My Segway HT "Month-iversary"
Phillip M. Torrone writes "I didn't realize it, but I've been using a Segway HT for one month as of 01/04/03. To put it simply--it's been great and the HT has exceeded all expectations, I'm cautiously optimistic that this was a great purchase and look forward to the next 30 days. You can read, see and hear about my experiences here: http://www.bookofseg.com." I have yet to see one of these in real life, but they do look fun.
New hobby for those of you with too much money and spare time! Segway modding! New mods include:
Hate me!
I got my own Megway for Christmas. It can do everything the Segway does, but better. The Megway is also theft resistant with the new Fist Antitheft Device (FAD). I've also discovered that you can take the Megway to parties and make it look like you aren't stuck working a graveyard every Friday and Saturday night. I'm quite happy with my Megway.
Help us build a better map!
From the article:
washington is one of the 32+ states that have specific legislation that states that the segway ht can go anywhere a pedestrian can go
Fascinating that they can pass a law that allows the Segway to go up ladders.
Karma: Good (despite my invention of the Karma: sig)
But surely, if the segway was safe enough to go along the pavements with other people, then it would have to be going the same speed as walking people. And if it's going the same speed as walking people, then WHY THE HELL DON'T YOU JUST WALK????!??!??
Unless of course, you're some INCREDIBLY lazy person who can't even walk without getting tired. Bloody hell, no wonder people are so fat these days if they need a $3000 dollar contraption to do all their walking for them!
Personally, I walk 6 miles each way to college and back every day. In the rain. And the cold. And the wind. And the dark. Wearing only a t-shirt. And no hat. And the only thing keeping me going is a portion of sausage and chips picked up from the chippy half way there.
People are far too soft and lazy these days.
On the security page he wrote
since the segway ht is used for our commute, we take it in our office and plug in while we're at work. so the segway is safe and secure at all times. other places, we stick to the guidelines above
Since the damn thing is a single seater (so to speak) who is the "we"? He sounds like Gollum to me...I kept expecting him to refer to it as his "precious".
P.S. "month-iversary" doesn't make sense. Each year does he celebrate his wedding "year-iversary"?
You mean like this?
So we iron out the bugs...you can go say 300 miles on a quick 2 min recharge...you can go around 55mph and never lose balance. Just imagine...all the DEATH AND CARNAGE. "Look at me, a little old man driving his vintage 2004 Cadilac special edition Segway a measly 10 mph down the sidewalk when...WHAM!!! I get splattered by a crazy whipper-snapper in his new 2048 segway w/ the tricked out wheels doing 75 on the wrong side of the friggin cracks, breaking my mother's back..." I mean, isn't technology just super?
Are you seriously suggesting that there's no place for powered transporation?

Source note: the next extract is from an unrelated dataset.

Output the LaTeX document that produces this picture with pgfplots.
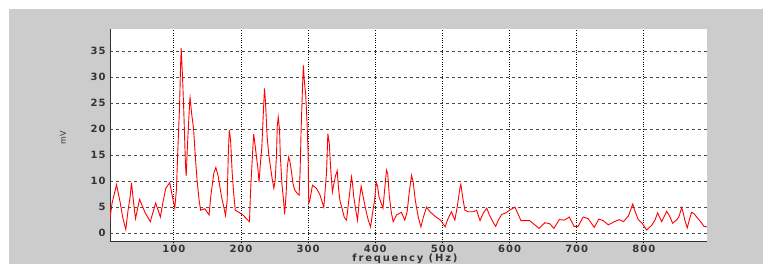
\documentclass[border=0pt]{standalone}
\usepackage{pgfplots}
\pgfplotsset{compat=1.18}
\usepackage{fontspec}
\setmainfont{Liberation Sans}
\newfontfamily\tickfont[LetterSpace=10]{DejaVu Sans}
\definecolor{bggray}{RGB}{204,204,204}
\begin{document}
\begin{tikzpicture}[x=1pt,y=1pt]
\useasboundingbox (0,0) rectangle (763,264);
\fill[white] (0,0) rectangle (763,264);
\fill[bggray] (9,0) rectangle (763,255);
\begin{axis}[
  at={(110pt,22pt)}, anchor=south west,
  scale only axis, width=597pt, height=213pt,
  xmin=5, xmax=894, ymin=-1.7, ymax=39.2,
  axis background/.style={fill=white},
  axis x line*=bottom, axis y line*=left,
  axis line style={-, line width=1pt, black!80},
  xtick={100,200,...,800}, ytick={0,5,...,35},
  major tick length=0pt,
  grid=major,
  major x grid style={black, dotted, line width=0.9pt},
  major y grid style={black!70, dashed, line width=0.7pt},
  tick label style={font=\tickfont\bfseries\fontsize{10}{12}\selectfont, text=black!80},
  /pgf/number format/assume math mode=true,
  xticklabel style={inner sep=0.5pt, yshift=-2.5pt},
  yticklabel style={xshift=-1pt},
  xlabel={frequency (Hz)},
  ylabel={mV},
  xlabel style={font=\tickfont\bfseries\fontsize{10}{12}\selectfont\addfontfeature{LetterSpace=18}, text=black!80, inner sep=0.5pt, at={(axis description cs:0.494,0)}, anchor=base, yshift=-19.3pt},
  ylabel style={font=\tickfont\fontsize{8}{10}\selectfont, text=black!80, at={(axis description cs:0,0.49)}, anchor=center, yshift=47pt},
]
\addplot[red, line width=0.9pt] coordinates {
(5,2.5)(6,3.8)(8,5.7)(14.7,9.3)(20,6)(24,3)(28.5,0.7)(32,4.5)(35,7)(37,9.7)(40,6)(43,2.8)(49,6.5)(57,4)(65,2.2)(73,5.8)(80,3.1)(84,6)(88,8.6)(94,9.7)(99,6.3)(101.5,4.8)(104,8.5)(106,16)(108.5,24)(110,31.6)(111,35.5)(113,30)(115,23)(117.4,13)(118.5,11)(119.7,15)(121.5,19.8)(123.8,25.5)(124.3,26)(126.5,23)(129.5,20)(132,14.8)(134.6,10.3)(137.7,6.3)(140,4.4)(146,4.7)(152.6,3.5)(155,7)(159.6,11.5)(162.6,12.6)(166,11)(171,7)(174.5,5)(177,3.4)(179.5,6.3)(181,14.6)(182.6,19.8)(184.5,18)(187,11.5)(189,8)(191.5,4.4)(198,3.9)(202.8,3.5)(212.7,2.2)(214,7)(215,9.8)(217.7,16.3)(219,19)(221,17)(222.6,15.2)(225,12.7)(227,9.8)(229,13.5)(231,16.3)(232.5,20.7)(235,27.8)(236.5,25.3)(239,18.5)(241.5,15)(244,12.7)(246.4,10.5)(249,8.6)(251,10.2)(253,15.2)(254,20.4)(255.5,22.3)(257.5,19.8)(258.5,15.2)(261,9.5)(263.5,6.2)(265,3.6)(267.3,7.6)(269,12.7)(271,14.6)(273,13.7)(275,12)(277.5,9.5)(280,8.3)(284,7.6)(286.6,7.3)(288,11.5)(289.6,19.8)(291.6,27.8)(293,32.2)(294.5,29)(296.5,26.5)(298.5,21)(300,15.3)(301,5.7)(302.6,6.3)(306.5,9.2)(312.5,8.6)(317.5,7.4)(323.4,5)(327.4,11.5)(329.4,19.1)(331.5,17.3)(333.8,12)(336.2,7.9)(338,9.2)(340.8,11)(343.3,12)(345.3,8.6)(347.3,6.3)(350.5,4.8)(353.7,3.1)(357.2,2.5)(360.6,6.3)(364.6,10.8)(366,9.7)(368,7)(371,4.4)(373.6,2.5)(376,6)(379,9)(382,7)(386,4.4)(389.6,2.5)(393,1.2)(396,3.9)(399,6.3)(401.4,9.7)(403.5,9)(405.5,7)(409,5.7)(411.5,4.8)(414,8.4)(416.7,12.1)(418.5,11.5)(421,7)(424,3.9)(426.7,2.2)(431.7,3.5)(439,4)(444,2.5)(447.5,4.1)(450.5,7.7)(454,11.1)(456.5,9.8)(459.6,6.3)(464,3.1)(468,1.2)(471.7,3.1)(476.4,5)(481.4,4.1)(490.4,3.1)(497.3,2.5)(504,1.2)(508.4,2.8)(513.4,4.1)(518.5,2.5)(522,5)(526,8.6)(527.5,9.4)(530,7)(533.5,4.4)(538.5,4.1)(546,4.1)(551,4.4)(556,2.4)(561,3.9)(566,4.8)(570,3.5)(575,2.2)(579.3,1.3)(583.3,2.5)(588.3,3.6)(594.6,3.9)(600,4.4)(608,5)(617,2.4)(630,2.4)(644,0.9)(652.6,2)(660,1.8)(666,0.9)(674,2.6)(681.5,2.5)(689,3.1)(696,1.3)(702,1.3)(709.6,3.1)(717,2.8)(726,1.1)(733,2.7)(739.5,2.4)(747,1.6)(756,2.2)(763.5,2.6)(769.5,2.2)(777,3.3)(783.5,5.6)(786,4.5)(791.6,2.6)(798,1.8)(804,0.6)(811.5,1.5)(816.5,2.5)(820.5,3.9)(826.5,2.2)(834,4.2)(839,3.1)(842.7,1.9)(848.6,2.5)(852,3.1)(856.4,4.9)(858.5,3.9)(861,2.5)(864.6,1)(867.6,2.5)(871,4)(875,3.7)(878.5,3.1)(884.5,2.2)(889.5,1.3)(894,1.2)
};
\end{axis}
\end{tikzpicture}
\end{document}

I believe they already have these places. They're called "roads".
It's only software!
http://www.everythingisnt.com/features/segway.html
I dunno, maybe people who work in marketing agencies actually just MARKET everything all the time, even when they're not explicitly being paid for it. I.E., that's just how he talks, and that's just how he makes a personal web site.
For instance when he asks his wife to get something at the store:
Dude: "Honey, next time you're at the supermarket, can you pick up a FunPack(R) of Snickers(R) for the kids? You know our children love the tasty nougat, roasted peanuts, rich caramel, and creamy delicious chocolate! Not to mention the exciting size that just screams 'FUN'! Don't let hunger happen to you!(tm)"
Wife: "Okay dear, but you really don't have to actually SAY 'registered trademark', okay?"
Speaking of never having seen one of those things in real life, I just happened to see someone using one of those a couple months ago in Bel Air, MD. I was driving down through and did a double-take as the guy was crossing the road on an intersection crosswalk. Looked like he was leaving from the supermarket (which was rather close -- and he had grocery bags) and he was heading towards a residential area.
I thought to myself "Bastard!" Man was I jealous...
Looked pretty cool.
Cheers!
Sean
Funny you should mention this. I gave up using my Palm about 2 years ago. It's strictly a toy.
Yeah, I got a girlfriend too.
Then after riding to the gym on the Segway they take the elevator up to the gym to get on the step machine!!!
peh
just take 1/2 the log, pretty boy
all true geeks had a log log duplex or such
A Usenet Troll Triumphs on Slashdot
He was talking about "us fat lazy Americans." He never said YOU are a fat lazy American. But now that you mentioned it, it makes me wonder if you are feeling a bit insecure about your weight.
Those who criticize the Segway are missing the point. Without this incredible device how will Americans maintain their worldwide leadership in arse size through the next century and beyond? It's a breakthrough in allowing sedentary mobility!